Five dogs, all rescues, share a peaceful home in Snohomish, WA.From left to right, Allie- who is certain she is alpha to the world, Pearl- the equanimous Buddha, and watcher of all creatures in trees, Lou-the real pack leader; tolerant of all and friend to all, Ruthie- the gentle one, but can be sneaky and crafty, and Gussy- the Diva, who knows she is the prettiest. This may have been the most fun I've ever had painting!
Lisa e Brama are Brazilian. This is the message I received from their person, Sophia, who also speaks English!"The painting is thoroughly perfect, really wonderful!!! You captured their expressions very well! The colors of their hair, their eyes, their ears, so cute!! They look like the reality! I looooove the painting :)

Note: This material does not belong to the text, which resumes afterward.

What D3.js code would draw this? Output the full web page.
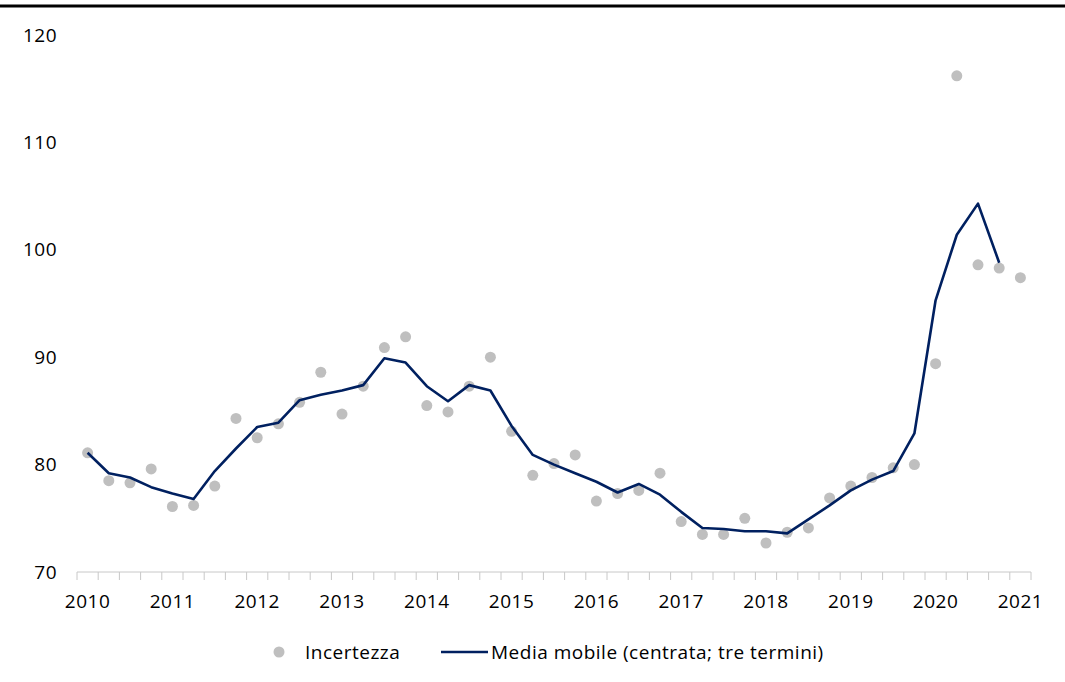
<!DOCTYPE html>
<html>
<head>
<meta charset="utf-8">
<script src="https://cdn.jsdelivr.net/npm/d3@7"></script>
<style>
  body { margin: 0; background: #fff; }
  svg { display: block; font-family: 'Open Sans', Arial, sans-serif; }
  text { letter-spacing: 0.5px; }
</style>
</head>
<body>
<div id="chart"></div>
<script>
// quarterly categories 2010 T1 .. 2021 T1
const years = d3.range(2010, 2022);
const quarters = [];
years.forEach(y => {
  [1, 2, 3, 4].forEach(q => {
    if (y < 2021 || q === 1) quarters.push(`${y} T${q}`);
  });
});

// Incertezza (points)
const incertezza = [
  81.1, 78.5, 78.3, 79.6, 76.1, 76.2, 78.0, 84.3,
  82.5, 83.8, 85.8, 88.6, 84.7, 87.3, 90.9, 91.9,
  85.5, 84.9, 87.3, 90.0, 83.1, 79.0, 80.1, 80.9,
  76.6, 77.3, 77.6, 79.2, 74.7, 73.5, 73.5, 75.0,
  72.7, 73.7, 74.1, 76.9, 78.0, 78.8, 79.7, 80.0,
  89.4, 116.2, 98.6, 98.3, 97.4
];

// Media mobile (centrata; tre termini)
const mediaMobile = [
  81.1, 79.2, 78.8, 77.9, 77.3, 76.8, 79.4, 81.5,
  83.5, 83.9, 86.0, 86.5, 86.9, 87.4, 89.9, 89.5,
  87.3, 85.9, 87.4, 86.9, 83.6, 80.9, 80.0, 79.2,
  78.4, 77.4, 78.2, 77.2, 75.6, 74.1, 74.0, 73.8,
  73.8, 73.6, 74.9, 76.2, 77.6, 78.6, 79.4, 82.9,
  95.3, 101.4, 104.3, 98.8, null
];

const yTicks = [70, 80, 90, 100, 110, 120];

const width = 1065, height = 682;
const margin = {top: 35, right: 34, bottom: 110, left: 77};
const fontSize = 19;

const svg = d3.select("#chart")
  .append("svg")
  .attr("width", width)
  .attr("height", height);

// top rule
svg.append("line")
  .attr("x1", 0).attr("x2", width)
  .attr("y1", 6).attr("y2", 6)
  .attr("stroke", "#000")
  .attr("stroke-width", 3);

const x = d3.scaleBand()
  .domain(quarters)
  .range([margin.left, width - margin.right]);

const y = d3.scaleLinear()
  .domain([70, 120])
  .range([height - margin.bottom, margin.top]);

const cx = q => x(q) + x.bandwidth() / 2;

// y labels (no axis line)
svg.append("g")
  .selectAll("text")
  .data(yTicks)
  .join("text")
  .attr("x", 57)
  .attr("y", d => y(d))
  .attr("dy", "0.35em")
  .attr("text-anchor", "end")
  .attr("font-size", fontSize)
  .attr("fill", "#000")
  .text(d => d);

// x axis: line + ticks between categories
const axisY = y(70);
const xAxis = svg.append("g");
xAxis.append("line")
  .attr("x1", margin.left).attr("x2", width - margin.right)
  .attr("y1", axisY).attr("y2", axisY)
  .attr("stroke", "#c8c8c8");
xAxis.selectAll(".qtick")
  .data(quarters.map(q => x(q)).concat([width - margin.right]))
  .join("line")
  .attr("class", "qtick")
  .attr("x1", d => d).attr("x2", d => d)
  .attr("y1", axisY).attr("y2", axisY + 8)
  .attr("stroke", "#c8c8c8");

svg.append("g")
  .attr("transform", `translate(0,${axisY})`)
  .call(d3.axisBottom(x)
    .tickValues(quarters.filter(q => q.endsWith("T1")))
    .tickSize(0)
    .tickPadding(23)
    .tickFormat(d => d.slice(0, 4)))
  .call(g => g.select(".domain").remove())
  .selectAll("text")
  .attr("font-size", fontSize)
  .attr("font-family", "'Open Sans', Arial, sans-serif")
  .attr("fill", "#000");

// points
svg.append("g")
  .selectAll("circle")
  .data(quarters.map((q, i) => ({q, v: incertezza[i]})))
  .join("circle")
  .attr("cx", d => cx(d.q))
  .attr("cy", d => y(d.v))
  .attr("r", 5.5)
  .attr("fill", "#bfbfbf");

// moving average line
const line = d3.line()
  .defined(d => d.v != null)
  .x(d => cx(d.q))
  .y(d => y(d.v));

svg.append("path")
  .datum(quarters.map((q, i) => ({q, v: mediaMobile[i]})))
  .attr("fill", "none")
  .attr("stroke", "#002060")
  .attr("stroke-width", 2.6)
  .attr("stroke-linejoin", "round")
  .attr("d", line);

// legend
const legend = svg.append("g").attr("transform", "translate(0,652)");
legend.append("circle")
  .attr("cx", 279).attr("cy", 0).attr("r", 5.5)
  .attr("fill", "#bfbfbf");
legend.append("text")
  .attr("x", 305).attr("y", 0).attr("dy", "0.35em")
  .attr("font-size", fontSize)
  .text("Incertezza");
legend.append("line")
  .attr("x1", 441).attr("x2", 488)
  .attr("y1", 0).attr("y2", 0)
  .attr("stroke", "#002060")
  .attr("stroke-width", 2.6);
legend.append("text")
  .attr("x", 491).attr("y", 0).attr("dy", "0.35em")
  .attr("font-size", fontSize)
  .text("Media mobile (centrata; tre termini)");
</script>
</body>
</html>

Thank you again! Warm hugs,
Back in Seattle now, working on long-needed cleaning out of closets and drawers. It's spring. Found this old photo which has been missing for years, in the back of a closet. The photo is of my beloved Shake Sugaree, taken by girlfriend at the time, about 20 years ago. Shakey was the dog love of my life- a Bassett mix, ball obsessed, swimmer and leaper, talker, garbage hound, sweetheart of a dog and smarter than me. I still miss her. I could hear her breathing in my room on her bed for months after she passed.The photo is of Shakey in her later years, and the numbers are from one time after I walked her (off leash of course in those days, and she would run all through the woods), in the arboretum. She came back to my truck and hurled the numbers on the floor. It was so odd that she ate some plastic numbers, from god knows where. My girlfriend took the numbers from the garbage and made the photo- "Some Lucky Dog" referring to the Washington State Lottery promos saying "some lucky dog is going to win the lottery!". We used to try her numbers on lotto tickets, but never won. The way I won is that I got to share life with my beloved Shake Sugaree, all the way to the end.
Three Sedras Sedra 1
Sedra, whose story is here, was not available as a subject when I was painting her portrait so I had to rely upon photographs, which is always more difficult and requires more participation from her person to help me portray the essence of Sedra. The first attempt to capture Sedra was from a photo taken just days before her death, and I think the somber mood and unwellness of Sedra shows. The next attempt was to portray Sedra in the woods which held her favorite walking paths, and squirrels! For this I used a combination of a photo of Sedra's face with the body stance of the earlier portrait. Paulette, Sedra's person, was very happy with this version, but I wanted a more direct Sedra and a background of livelier colors, so I painted a third version of Sedra in Volunteer Park near her home. She isn't a ball dog, but the ball was necessary for the sake of the composition, so Sedra merrily complied and pretended to be one.